_EXERCISE DETAILS_
Retype the lines from the first one in the records down to the line containing "ax = fig.add_axes([80", counting both, and leave out any pictures.

[start of THE RECORDS]

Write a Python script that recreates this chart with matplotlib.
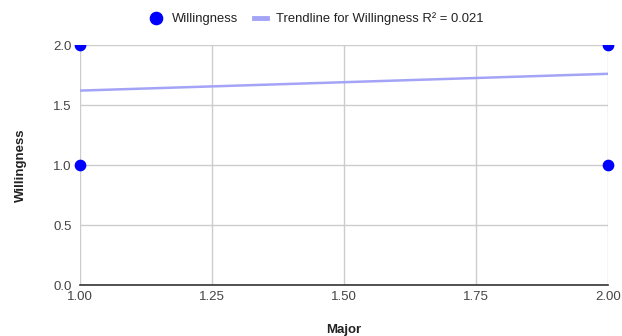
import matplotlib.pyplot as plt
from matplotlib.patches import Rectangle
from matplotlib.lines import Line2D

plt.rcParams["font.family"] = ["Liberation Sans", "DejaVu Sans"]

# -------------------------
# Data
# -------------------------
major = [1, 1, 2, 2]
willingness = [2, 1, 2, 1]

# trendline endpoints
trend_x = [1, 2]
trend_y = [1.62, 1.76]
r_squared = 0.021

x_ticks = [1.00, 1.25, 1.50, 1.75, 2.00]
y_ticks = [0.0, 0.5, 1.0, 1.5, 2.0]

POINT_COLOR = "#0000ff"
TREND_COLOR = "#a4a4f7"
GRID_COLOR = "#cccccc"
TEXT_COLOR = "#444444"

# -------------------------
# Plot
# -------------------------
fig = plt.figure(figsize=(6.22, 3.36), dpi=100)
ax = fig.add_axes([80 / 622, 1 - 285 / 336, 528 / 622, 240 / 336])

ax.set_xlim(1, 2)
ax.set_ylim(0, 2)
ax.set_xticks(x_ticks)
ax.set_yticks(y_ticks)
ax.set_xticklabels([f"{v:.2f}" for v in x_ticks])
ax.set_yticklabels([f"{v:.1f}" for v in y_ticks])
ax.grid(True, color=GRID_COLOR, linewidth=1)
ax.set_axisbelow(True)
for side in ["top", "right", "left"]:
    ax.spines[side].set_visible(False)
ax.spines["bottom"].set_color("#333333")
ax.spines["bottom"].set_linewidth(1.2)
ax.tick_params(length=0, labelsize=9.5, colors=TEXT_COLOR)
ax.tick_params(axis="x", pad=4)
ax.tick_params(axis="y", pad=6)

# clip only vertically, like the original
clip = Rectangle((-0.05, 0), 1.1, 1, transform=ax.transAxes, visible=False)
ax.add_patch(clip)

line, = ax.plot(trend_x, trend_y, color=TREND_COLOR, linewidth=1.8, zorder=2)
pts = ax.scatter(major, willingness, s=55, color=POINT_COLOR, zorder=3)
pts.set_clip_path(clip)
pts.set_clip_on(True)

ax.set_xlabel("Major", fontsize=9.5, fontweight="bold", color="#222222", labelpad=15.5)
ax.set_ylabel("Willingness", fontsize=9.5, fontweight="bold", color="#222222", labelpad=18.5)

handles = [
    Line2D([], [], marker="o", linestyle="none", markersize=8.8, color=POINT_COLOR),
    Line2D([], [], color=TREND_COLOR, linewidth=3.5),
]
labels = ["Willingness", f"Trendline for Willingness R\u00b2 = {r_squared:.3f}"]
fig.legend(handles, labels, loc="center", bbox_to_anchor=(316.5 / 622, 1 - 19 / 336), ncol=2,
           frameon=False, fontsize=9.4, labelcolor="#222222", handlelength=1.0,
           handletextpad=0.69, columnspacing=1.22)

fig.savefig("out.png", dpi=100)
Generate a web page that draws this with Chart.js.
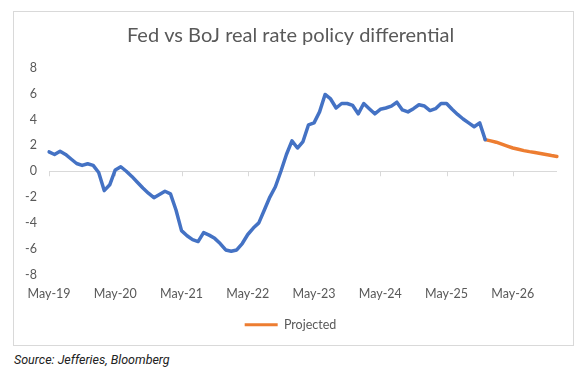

[end of THE RECORDS]

_RESULT_
Write a Python script that recreates this chart with matplotlib.
import matplotlib.pyplot as plt
from matplotlib.patches import Rectangle
from matplotlib.lines import Line2D

plt.rcParams["font.family"] = ["Liberation Sans", "DejaVu Sans"]

# -------------------------
# Data
# -------------------------
major = [1, 1, 2, 2]
willingness = [2, 1, 2, 1]

# trendline endpoints
trend_x = [1, 2]
trend_y = [1.62, 1.76]
r_squared = 0.021

x_ticks = [1.00, 1.25, 1.50, 1.75, 2.00]
y_ticks = [0.0, 0.5, 1.0, 1.5, 2.0]

POINT_COLOR = "#0000ff"
TREND_COLOR = "#a4a4f7"
GRID_COLOR = "#cccccc"
TEXT_COLOR = "#444444"

# -------------------------
# Plot
# -------------------------
fig = plt.figure(figsize=(6.22, 3.36), dpi=100)
ax = fig.add_axes([80 / 622, 1 - 285 / 336, 528 / 622, 240 / 336])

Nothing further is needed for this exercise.